Pour voir le concert de Coldplay avec l’actrice franco-iranienne Golshifteh Farahani à Buenos Aires : https://www.youtube.com/watch?v=aJb3uc1D1D8
Le rap contestataire de Toomaj Salehi qui le conduira à la peine capitale
Toomaj Salehi incarne une autre voix de la résistance, celle du rap contestataire. Son titre « Battlefield » résonne comme un manifeste révolutionnaire :
« Ne nous appelez pas rebelles. Nous venons faire la révolution. »
Dans son clip, il intègre des images de manifestations, un acte perçu comme un affront par le régime. Arrêté une première fois et condamné à six ans de prison, il est relâché sous caution avant d’être de nouveau appréhendé et condamné à la peine capitale en avril 2024 pour « corruption sur terre », car il avait témoigné des tortures subit lors de sa première incarcération. Un verdict qui illustre la brutalité du régime face à ceux qui osent porter la voix du peuple.
Quand l’art devient une menace pour le pouvoir
Le régime iranien l’a compris : la culture est une menace existentielle pour son autorité. Chanter « Baraye », diffuser « Sorood-e Zan » ou même écouter ces morceaux est un acte dangereux. Les checkpoints où les playlists sont contrôlées, les emprisonnements d’artistes et la censure omniprésente témoignent de cette guerre culturelle que le pouvoir tente d’imposer.
Mais la résistance persiste. L’art, en tant que langage universel, ne se laisse pas étouffer. Il transcende les barrières de la peur et rallie les consciences. En Iran, chanter est devenu un acte de bravoure, un cri de liberté que rien ne semble pouvoir faire taire.
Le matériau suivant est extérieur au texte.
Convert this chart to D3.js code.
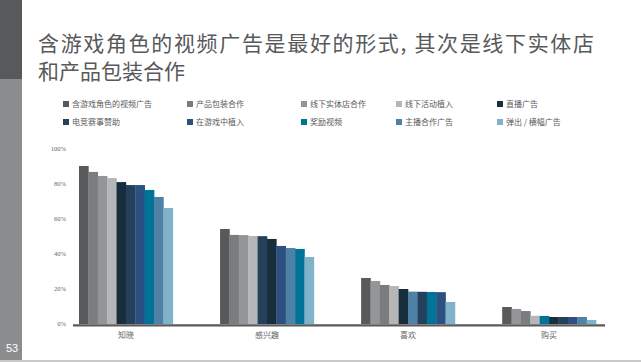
<!DOCTYPE html>
<html lang="zh">
<head>
<meta charset="UTF-8">
<title>含游戏角色的视频广告</title>
<script src="https://d3js.org/d3.v7.min.js"></script>
<style>
  html, body { margin: 0; padding: 0; background: #fff; }
  svg { display: block; font-family: "Noto Sans CJK SC", "Noto Sans", sans-serif; }
</style>
</head>
<body>
<div id="chart"></div>
<script>
// categories (x groups)
const categories = ["知晓", "感兴趣", "喜欢", "购买"];

// series names, in legend order
const seriesNames = [
  "含游戏角色的视频广告", "产品包装合作", "线下实体店合作", "线下活动植入", "直播广告",
  "电竞赛事赞助", "在游戏中植入", "奖励视频", "主播合作广告", "弹出 / 横幅广告"
];

// values per series (% of respondents), one per category
const seriesValues = [
  [90.3, 54.3, 26.3, 9.7],
  [86.9, 50.9, 22.3, 7.4],
  [84.6, 50.8, 24.6, 8.6],
  [83.4, 50.3, 21.7, 4.7],
  [81.1, 48.6, 20.0, 4.0],
  [79.4, 50.2, 18.4, 4.0],
  [79.4, 44.6, 18.2, 4.0],
  [76.6, 42.9, 18.3, 4.6],
  [72.6, 43.4, 18.5, 4.0],
  [66.3, 38.3, 12.6, 2.3]
];

const yTicks = [0, 20, 40, 60, 80, 100];

const colors = ["#58595b", "#7b7c7e", "#949598", "#b5b6b8", "#192e3d",
                "#25405a", "#2c5081", "#007399", "#4e81a6", "#80b2ca"];

const W = 641, H = 362;
const svg = d3.select("#chart").append("svg").attr("width", W).attr("height", H);

// left strip + bottom line
svg.append("rect").attr("x", 0).attr("y", 0).attr("width", 22).attr("height", 79).attr("fill", "#58595b");
svg.append("rect").attr("x", 0).attr("y", 79).attr("width", 22).attr("height", 281).attr("fill", "#8b8c8e");
svg.append("rect").attr("x", 0).attr("y", 360).attr("width", W).attr("height", 2).attr("fill", "#c9c9c9");
svg.append("text").attr("x", 6).attr("y", 352).attr("fill", "#fff")
  .attr("font-size", 11).attr("font-family", "Liberation Sans, sans-serif").text("53");

// title (two lines)
svg.append("text").attr("x", 38).attr("y", 51).attr("fill", "#58595b").attr("font-size", 21)
  .attr("textLength", 556).attr("lengthAdjust", "spacing")
  .text("含游戏角色的视频广告是最好的形式, 其次是线下实体店");
svg.append("text").attr("x", 38).attr("y", 79).attr("fill", "#58595b").attr("font-size", 21)
  .text("和产品包装合作");

// legend
const legendCols = [63, 187, 301, 396, 497];
const legendRows = [104, 122];
const legend = svg.append("g").selectAll("g").data(seriesNames).join("g")
  .attr("transform", (d, i) => `translate(${legendCols[i % 5]},${legendRows[Math.floor(i / 5)]})`);
legend.append("rect").attr("x", 0).attr("y", -3).attr("width", 6).attr("height", 6)
  .attr("fill", (d, i) => colors[i]);
legend.append("text").attr("x", 9).attr("y", 3).attr("font-size", 8).attr("fill", "#58595b").text(d => d);

// scales
const y = d3.scaleLinear().domain([0, 100]).range([324, 149]);
const x0 = d3.scaleBand().domain(categories).range([79, 596]).paddingInner(0.335).paddingOuter(0);
const x1 = d3.scaleBand().domain(d3.range(seriesNames.length)).range([0, x0.bandwidth()]);

// y labels
svg.append("g").selectAll("text").data(yTicks).join("text")
  .attr("x", 66).attr("y", d => y(d)).attr("dy", "0.35em")
  .attr("text-anchor", "end").attr("font-size", 6.5).attr("fill", "#666")
  .attr("font-family", "Liberation Serif, serif")
  .text(d => d + "%");

// bars: within each group, sorted by value descending
categories.forEach((cat, ci) => {
  const items = seriesNames.map((name, si) => ({ si, v: seriesValues[si][ci] }));
  const sorted = items.slice().sort((a, b) => d3.descending(a.v, b.v));
  svg.append("g").selectAll("rect").data(sorted).join("rect")
    .attr("x", (d, r) => x0(cat) + x1(r))
    .attr("width", x1.bandwidth() + 0.3)
    .attr("y", d => y(d.v))
    .attr("height", d => y(0) - y(d.v))
    .attr("fill", d => colors[d.si]);
});

// baseline
svg.append("line").attr("x1", 73).attr("x2", 605).attr("y1", 325.3).attr("y2", 325.3)
  .attr("stroke", "#58595b").attr("stroke-width", 2.2);

// category labels
svg.append("g").selectAll("text").data(categories).join("text")
  .attr("x", d => x0(d) + x0.bandwidth() / 2).attr("y", 337.5)
  .attr("text-anchor", "middle").attr("font-size", 8).attr("fill", "#666")
  .text(d => d);
</script>
</body>
</html>
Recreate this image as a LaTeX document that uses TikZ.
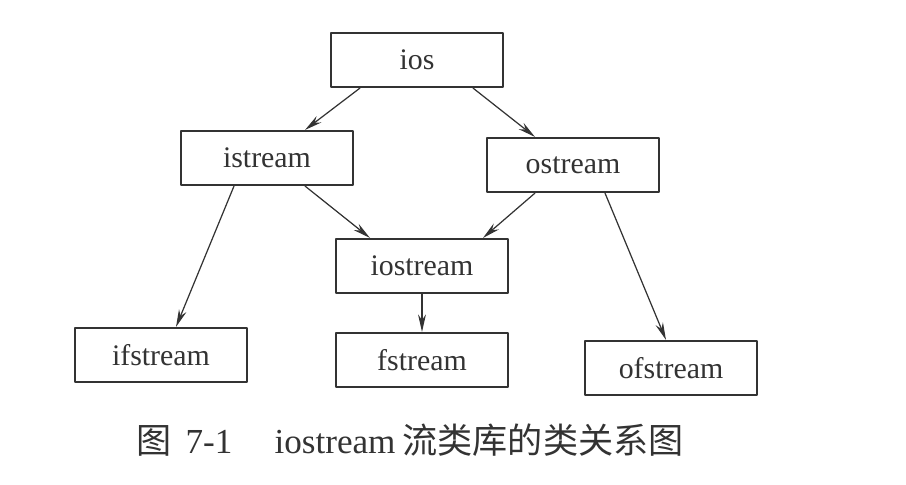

Le mouvement « Femme, Vie, Liberté » n’est pas seulement une lutte politique ou sociale, c’est une révolution culturelle. Par la musique, la poésie et l’art, les femmes et les hommes d’Iran réclament leur droit à exister librement. Chaque parole chantée, chaque vers récité, chaque image diffusée est une défiance face à l’oppression.
Tant que ces voix continueront à résonner, tant que la culture sera leur refuge et leur arme, la flamme de la révolte ne pourra s’éteindre. Car en Iran, l’espoir s’écrit en musique et la liberté se chante haut et fort.